Sara Enrico

Sara Enrico

Sara Enrico is an Italian artist from Turin, born in 1979, After graduating in Decoration at the Fine Art Academy of her native city, she studied Painting Restoration at the Spinelli Institute in Florence. Her works are based on a deep, artistic analysis of the painting, not only on its semantics but also from a structural and physical perspective. She combines art and handcraft.

Artworks like RGB (Skin) and Untitled (Jacquard) are born from scanning a white painting, after that Sara recombines the scans by computer graphics and prints them on a synthetic canvas. She creates a paper pattern with a strong connection with fashion paper patterns. In Untitled (Jacquard) the same canvas was scanned and digitally printed on a woven made by a "Jacquard", a loom widely considered the precursor of modern machinery.

I found a different kind of medium in your artistic research. Why? What make your work so different from each other?
I focus on the idea of transition thorough my handling with materials, from those used for painting to some more industrial. The work often develops out of an activity of casting, of addiction and reduction, placement and replacement. Let's say, it may be a constellation of marks and experiences. I'm very interested on the declination of materials and processes I use in order to follow and open suggestions and narrations throughout the surface itself, which becomes sort of clue of a broader meanings. Surfaces have a hidden narrative tension, which lead the gaze toward the tactile perception, keeping and mixing up memories or coming visions of worlds and atmospheres.

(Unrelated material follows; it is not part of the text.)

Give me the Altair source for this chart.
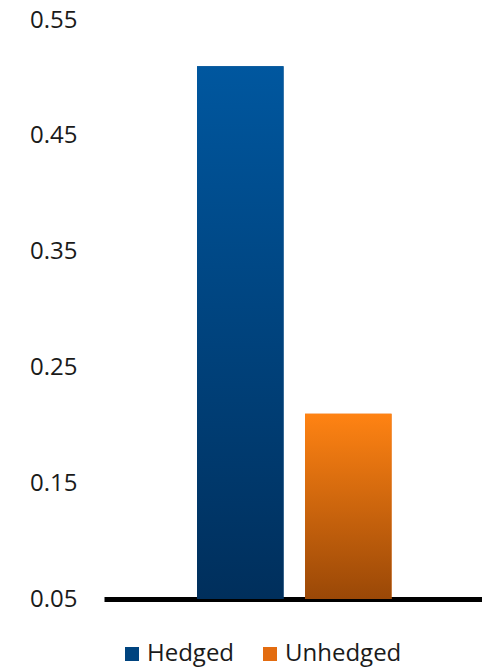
import altair as alt
import pandas as pd

series = ["Hedged", "Unhedged"]
values = [0.51, 0.21]
y_ticks = [0.05, 0.15, 0.25, 0.35, 0.45, 0.55]
legend_colors = ["#00447f", "#e36c10"]
grad_top = ["#00579f", "#ff8313"]
grad_bottom = ["#002f5c", "#9a4807"]

df = pd.DataFrame({"series": series, "value": values})

FONT = "Open Sans"

x_enc = alt.X(
    "series:N",
    scale=alt.Scale(domain=series, paddingInner=0.199, paddingOuter=0.8495, align=0.507),
    axis=alt.Axis(labels=False, ticks=False, title=None, domainColor="black",
                  domainWidth=5, grid=False),
)
y_enc = alt.Y(
    "value:Q",
    scale=alt.Scale(domain=[0.05, 0.55], zero=False, nice=False),
    axis=alt.Axis(values=y_ticks, format=".2f", domain=False, ticks=False, grid=False,
                  title=None, labelFont=FONT, labelFontSize=24, labelColor="#1a1a1a",
                  labelPadding=27, labelOverlap=False, labelBound=False),
)

base = alt.Chart(df).encode(x=x_enc, y=y_enc, y2=alt.datum(0.05))

legend_layer = base.mark_bar().encode(
    color=alt.Color(
        "series:N",
        scale=alt.Scale(domain=series, range=legend_colors),
        legend=alt.Legend(
            title=None, orient="none", legendX=16, legendY=622, direction="horizontal",
            symbolType="square", symbolSize=196, symbolStrokeWidth=0,
            labelFont=FONT, labelFontSize=24, labelColor="#1a1a1a",
            labelOffset=3, columnPadding=23,
        ),
    )
)

layers = [legend_layer]
for i, s in enumerate(series):
    grad = alt.LinearGradient(
        gradient="linear",
        stops=[alt.GradientStop(color=grad_top[i], offset=0),
               alt.GradientStop(color=grad_bottom[i], offset=1)],
        x1=0, x2=0, y1=0, y2=1,
    )
    layers.append(base.mark_bar(color=grad).transform_filter(alt.datum.series == s))

chart = alt.layer(*layers).properties(
    width=378,
    height=579,
    autosize=alt.AutoSizeParams(type="none"),
    padding={"left": 96, "top": 12, "right": 0, "bottom": 70},
).configure_view(stroke=None)

chart.save("out.html", embed_options={"renderer": "svg", "actions": False})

I find really interesting your scanner artwork. Can you talk about them?
I found the scanner a good tool for making casts. Its own properties allowed me to work with surfaces in different way. I like to think about it as a chance to perform a material and to explore its sculptural features. The series RGB, in particular, are scans from a clipping canvas shifted and folded within the rhythm of the light's motion. In other works, such as RGB (skin), the patterns are obtained from the interaction of the white of the canvas and the light. They show designs and cuts, a sort of paper models to be sew, or just found there, laying on a bar or waiting to be finished.

Can we say that your artistic research focus in the features of working materials? Do you think you will find a definitive medium?
And also in the meaning of using certain materials. In this sense, I guess it's not a question of finding a definitive medium, even thus I've been working a lot with the materials of paint. We can rather shift the question towards which kind of sensitivity I want to deal with.

Does the artistic inputs came from a personal experience or do you prefer let opera growth process takes life from the working progress?
Actually, I find difficult to split these two dimensions. They're both present!